Brian, I like your work. There are some nice shots showing a good eye. I'd take out the deer and the giraffe. The deer is kinda lost in the brush and the giraffe is lost in the background. The giraffe would be fixable with PS. Would move "lines" from the beginning to the end.


----------



## tirediron (Feb 15, 2015)

What sort of photographic position are you applying for?  The main issue I see with your "portfolio"  is a lack of consistency.  There's a little bit of everything, but not enough of any one thing to show me that you are accomplished in a particular genre.  If you're applying for a job, my recommendation would be for a real portfolio.  Staple's, Michael's, etc usually have nice leather-bound portfolio books for <$75.  Send 10-12 of your BEST images, which most closely represent the sort of work you are being interviewed for, and have them PROFESSIONALLY printed (NOT Wal-mart, Costco, etc, but a real, professional photographic printing lab) and put together a physical portfolio.  I recommend also having a second one, in a less expensive cover that you can leave if required.


----------



## CygnusStudios (Feb 16, 2015)

I completely agree with tirediron. You really have to know your target and gear your work towards what they expect. You have plenty of nice photography, but no clear direction for a potential employer to see how your work is going to fit in with their needs. Being a jack of all trades is great on a forum, but being great at a specific style/subject matter is better for employers.

Before sending off a portfolio to someone, find out what they want. 10-12 is pretty much a standard in the industry, but not a hard and fast rule. Also find out (if possible) if they want completely edited images or untouched. Some employers need to know how good of a photographer you are, not how good you are at photoshop.


----------



## rexbobcat (Feb 16, 2015)

It depends on the position. While I was a photographer for my college's marketing department, my flexibility with subject matter was more of a boon than a bane.

However, Id make sure that your portfolio reflects this broad range of subjects in a way that is relevant to the job you're applying for.

IE: Don't include images of exotic wildlife unless you're going to be shooting for some kind of awesome college on a preserve.


----------



## Didereaux (Feb 16, 2015)

I would get rid of the wildlife, the 'dead' dog, and the moonshots.   They simply are not good enough.   The others show a good grasp of product, people, landscape. As I see it anyway.


----------



## AnalogRocks (Feb 24, 2015)

Hmmmm I appreciate all these responses! They're definitely got me thinking about the kinds of things I need to start doing to prepare for this job opening. I'll definitely listen to your suggestions about which photos to include and which to not improve.
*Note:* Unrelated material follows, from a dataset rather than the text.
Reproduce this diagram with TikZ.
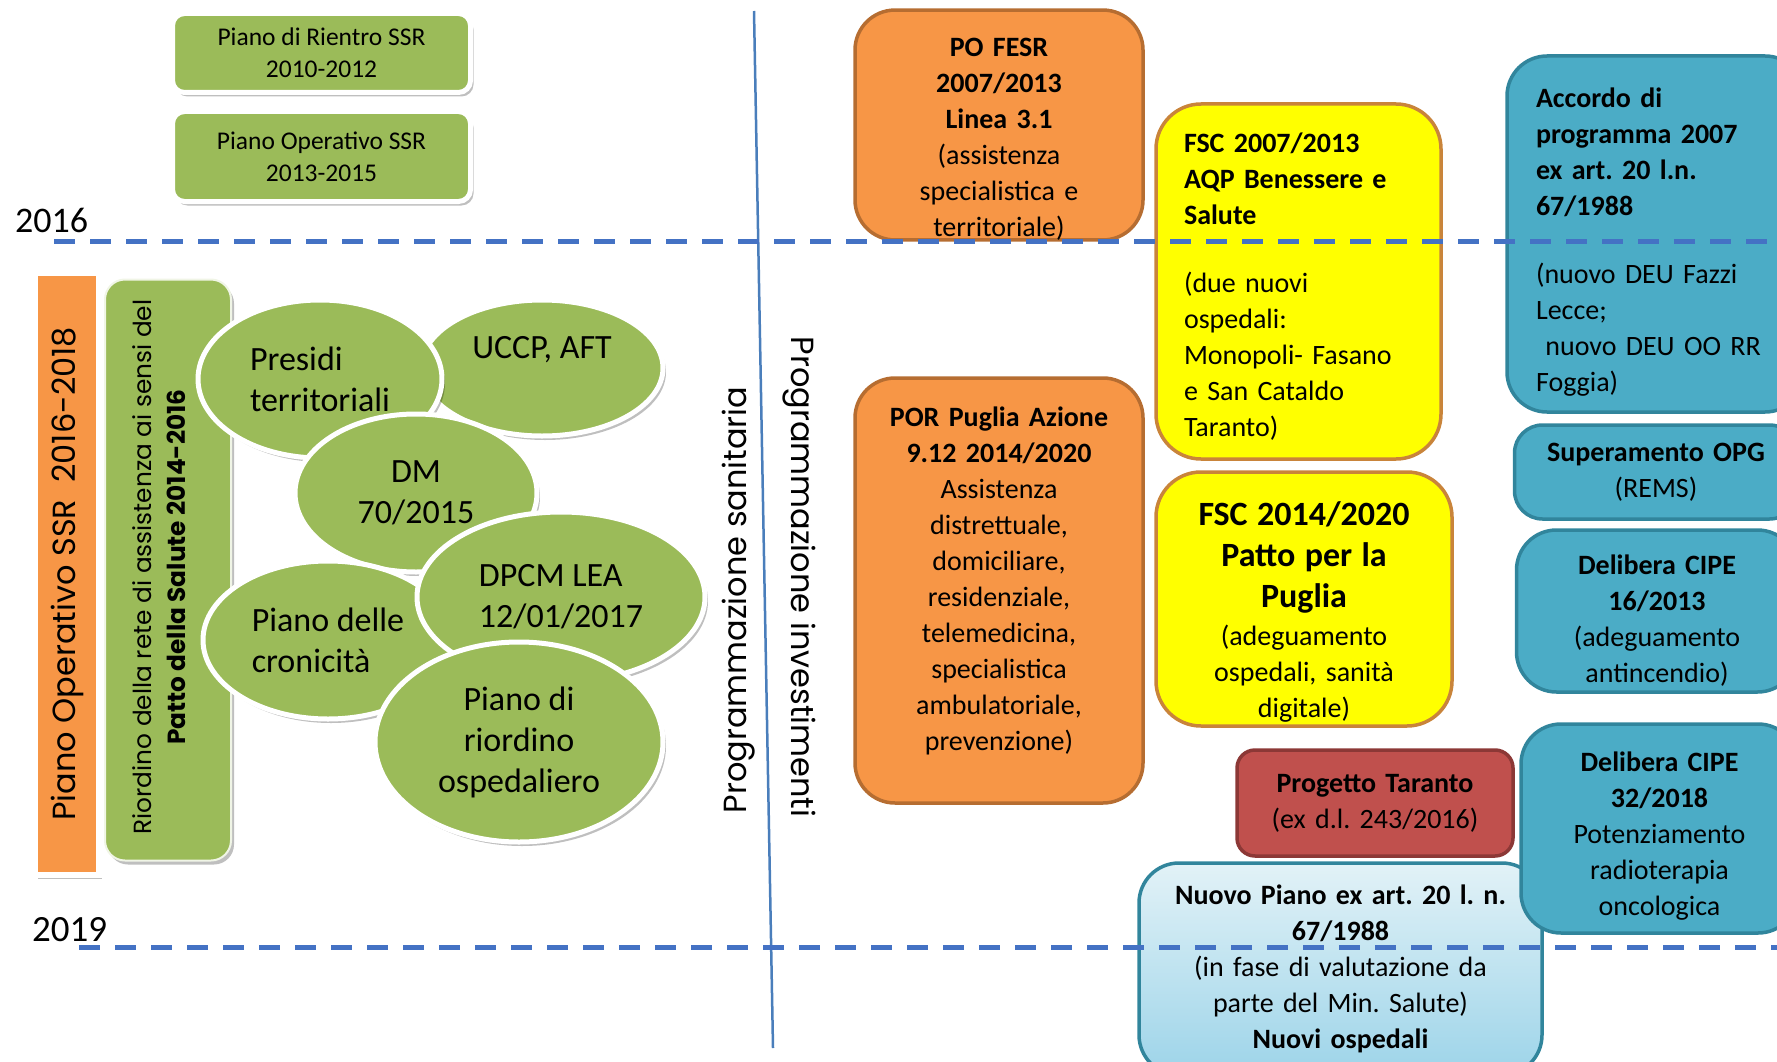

I'll probably make a new thread for help whittling down photos to use for my portfolio before I apply.


----------



## AnalogRocks (Feb 24, 2015)

tirediron said:


> What sort of photographic position are you applying for?  The main issue I see with your "portfolio"  is a lack of consistency.  There's a little bit of everything, but not enough of any one thing to show me that you are accomplished in a particular genre.  If you're applying for a job, my recommendation would be for a real portfolio.  Staple's, Michael's, etc usually have nice leather-bound portfolio books for <$75.  Send 10-12 of your BEST images, which most closely represent the sort of work you are being interviewed for, and have them PROFESSIONALLY printed (NOT Wal-mart, Costco, etc, but a real, professional photographic printing lab) and put together a physical portfolio.  I recommend also having a second one, in a less expensive cover that you can leave if required.



I definitely agree with you about this being an issue. I've only been doing photography for about a yearish at this point so I've been trying a lot of different subjects to get a feel for what I enjoy the most. I think I'll try to focus on taking a lot more of the kinds of shots that they would use in the upcoming months.


----------